In mhairi/medicalclaims: New Hampshire Health Insurance Claims

knitr::opts_chunk$set(
  collapse = TRUE,
  comment = "#>",
  fig.path = "man/figures/README-",
  out.width = "100%"
)

medicalclaims

A data package with a sample of 100,000 anonymised medical claims New Hampshire’s Comprehensive Health Information System (https://nhchis.com/).

Installation

You can install though GitHub with:

# install.packages("devtools")
devtools::install_github("mhairi/medicalclaims")

Example

Once you've loaded the package, the data is in an object called claims.
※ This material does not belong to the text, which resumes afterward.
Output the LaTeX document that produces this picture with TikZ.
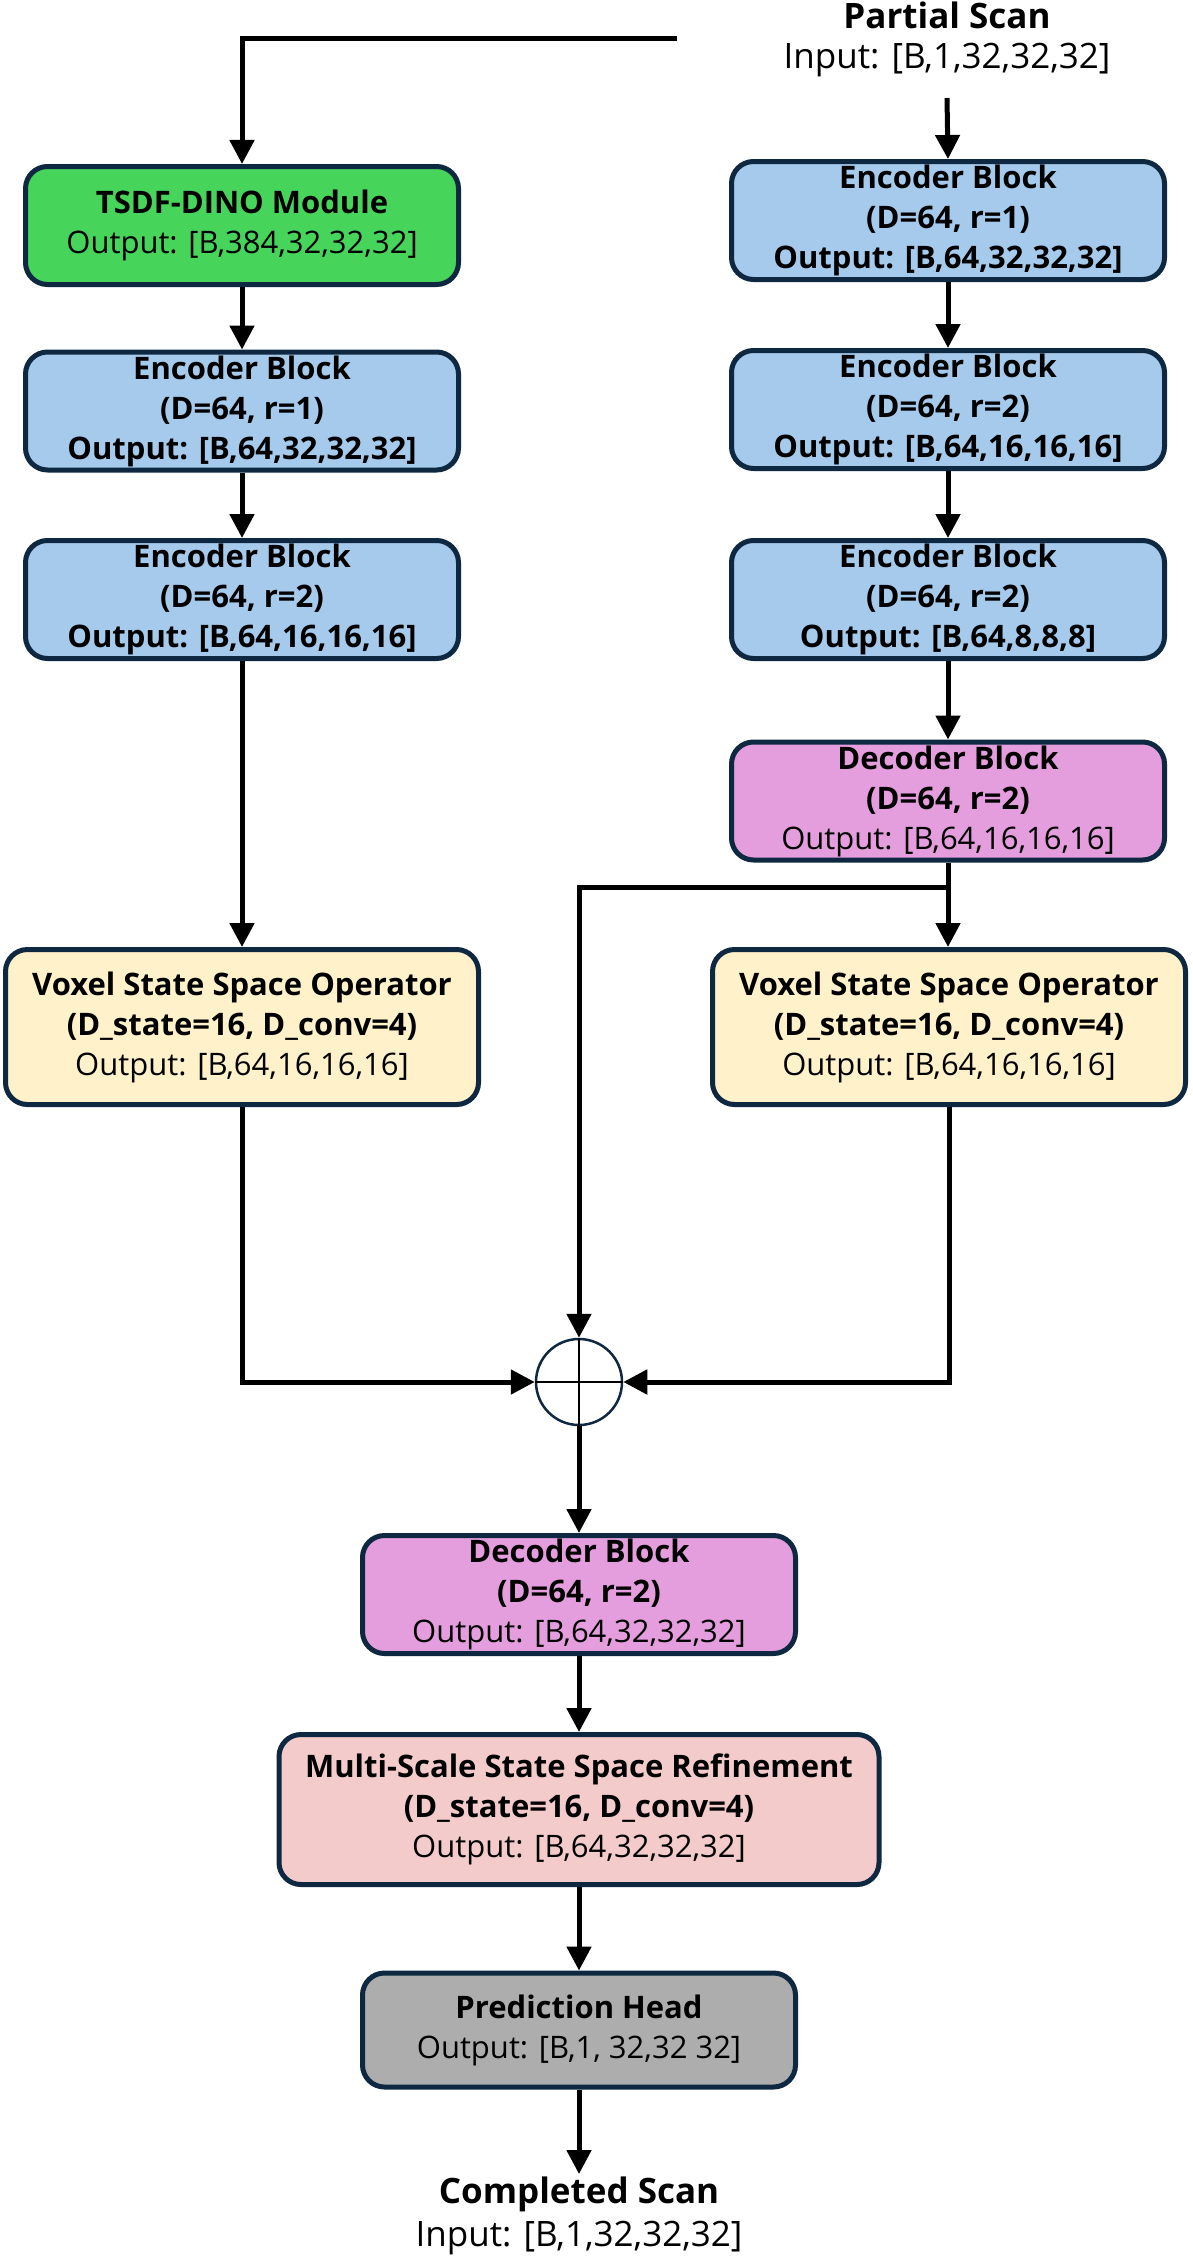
\documentclass[tikz,border=0pt]{standalone}
\usepackage{fontspec}
\setmainfont{Open Sans}
\usetikzlibrary{arrows.meta}
\definecolor{bord}{HTML}{0E2841}
\definecolor{cgreen}{HTML}{47D45A}
\definecolor{cblue}{HTML}{A6CAEC}
\definecolor{cyellow}{HTML}{FFF1C9}
\definecolor{cviolet}{HTML}{E49EDD}
\definecolor{csalmon}{HTML}{F4CBCB}
\definecolor{cgrey}{HTML}{ADADAD}
\begin{document}
\begin{tikzpicture}[x=1pt,y=-1pt,
  blk/.style={draw=bord, line width=5pt, rounded corners=22pt, align=center,
    font=\fontsize{31}{40}\selectfont, inner sep=0pt},
  narrow/.style={blk, minimum width=433pt, minimum height=118pt},
  wide/.style={blk, minimum width=473pt, minimum height=155pt},
  conn/.style={line width=5pt, -{Triangle[length=24pt,width=24pt]}},
  plain/.style={line width=5pt},
  lbl/.style={font=\fontsize{35}{46}\selectfont, align=center, inner sep=0pt}]
\useasboundingbox (0,0) rectangle (1192,2256);

\node[lbl] (pstitle) at (947,15) {\textbf{Partial Scan}};
\node[lbl] (psinput) at (947,60) {Input: [B,1,32,32,32]};
\coordinate (pstop) at (947,98);
\coordinate (lineend) at (677,39);

\node[narrow, fill=cgreen] (tsdf) at (242,225.5) {\textbf{TSDF-DINO Module}\\Output: [B,384,32,32,32]};
\node[narrow, fill=cblue] (encL1) at (242,411) {\textbf{Encoder Block}\\\textbf{(D=64, r=1)}\\\textbf{Output: [B,64,32,32,32]}};
\node[narrow, fill=cblue] (encL2) at (242,599.5) {\textbf{Encoder Block}\\\textbf{(D=64, r=2)}\\\textbf{Output: [B,64,16,16,16]}};
\node[wide, fill=cyellow] (vssoL) at (242,1027) {\textbf{Voxel State Space Operator}\\\textbf{(D\_state=16, D\_conv=4)}\\Output: [B,64,16,16,16]};

\node[narrow, fill=cblue] (encR1) at (948,220.5) {\textbf{Encoder Block}\\\textbf{(D=64, r=1)}\\\textbf{Output: [B,64,32,32,32]}};
\node[narrow, fill=cblue] (encR2) at (948,409.5) {\textbf{Encoder Block}\\\textbf{(D=64, r=2)}\\\textbf{Output: [B,64,16,16,16]}};
\node[narrow, fill=cblue] (encR3) at (948,599.5) {\textbf{Encoder Block}\\\textbf{(D=64, r=2)}\\\textbf{Output: [B,64,8,8,8]}};
\node[narrow, fill=cviolet] (decR) at (948,801) {\textbf{Decoder Block}\\\textbf{(D=64, r=2)}\\Output: [B,64,16,16,16]};
\node[wide, fill=cyellow] (vssoR) at (949,1027) {\textbf{Voxel State Space Operator}\\\textbf{(D\_state=16, D\_conv=4)}\\Output: [B,64,16,16,16]};

\node[circle, draw=bord, line width=2.5pt, fill=white, minimum size=86pt, inner sep=0pt] (plus) at (579,1382) {};
\draw[line width=1.5pt] (plus.north) -- (plus.south) (plus.west) -- (plus.east);

\node[narrow, fill=cviolet] (decB) at (579,1594.5) {\textbf{Decoder Block}\\\textbf{(D=64, r=2)}\\Output: [B,64,32,32,32]};
\node[blk, fill=csalmon, minimum width=600pt, minimum height=150pt] (ms) at (579,1809.5) {\textbf{Multi-Scale State Space Refinement}\\\textbf{(D\_state=16, D\_conv=4)}\\Output: [B,64,32,32,32]};
\node[narrow, fill=cgrey, minimum height=114pt] (pred) at (579,2030) {\textbf{Prediction Head}\\Output: [B,1, 32,32 32]};

\node[lbl] (cstitle) at (579,2194) {\textbf{Completed Scan}};
\node[lbl] (csinput) at (579,2238) {Input: [B,1,32,32,32]};
\coordinate (csarrow) at (579,2174);

% connectors
\draw[conn] (lineend) -| (tsdf.north);
\draw[conn] (pstop) -- (encR1.north);
\draw[conn] (tsdf) -- (encL1);
\draw[conn] (encL1) -- (encL2);
\draw[conn] (encL2) -- (vssoL);
\draw[conn] (encR1) -- (encR2);
\draw[conn] (encR2) -- (encR3);
\draw[conn] (encR3) -- (decR);
\draw[conn] (decR.south) -- (decR.south |- vssoR.north);
\coordinate (branch) at (948,887);
\draw[conn] (branch) -| (plus.north);
\draw[conn] (vssoL.south) |- (plus.west);
\draw[conn] (vssoR.south) |- (plus.east);
\draw[conn] (plus) -- (decB);
\draw[conn] (decB) -- (ms);
\draw[conn] (ms) -- (pred);
\draw[conn] (pred) -- (csarrow);
\end{tikzpicture}
\end{document}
The data frame has 100,000 rows and 57 variables.

library(medicalclaims)
head(claims)

Here is how you find the procedures with the highest average cost, only counting procedures that have appeared at least 10 times in the data.

library(tidyverse)

claims %>% 
  group_by(cpt_desc) %>%
  summarise(
    avg_cost = mean(total_by_n),
    n = n()
  ) %>% 
  filter(n > 10) %>% 
  arrange(desc(avg_cost)) %>% 
  top_n(10, avg_cost)

If you want to look at how expensive different diagnoses are, then you first need to summarise over imputed_service_key and icd_diag_01_primary. This gives us the total spending for each patient and each diagnosis.

by_individual <- 
claims %>% 
  group_by(new_diag_desc, imputed_service_key) %>% 
  summarise(spending = sum(total))  %>% 
  ungroup

Then we can summarise to find the most expensive diagnoses.

by_individual %>% 
  group_by(new_diag_desc) %>%
  summarise(
    avg_cost = mean(spending),
    n = n()
  ) %>% 
  filter(n > 10) %>% 
  arrange(desc(avg_cost)) %>% 
  top_n(10, avg_cost)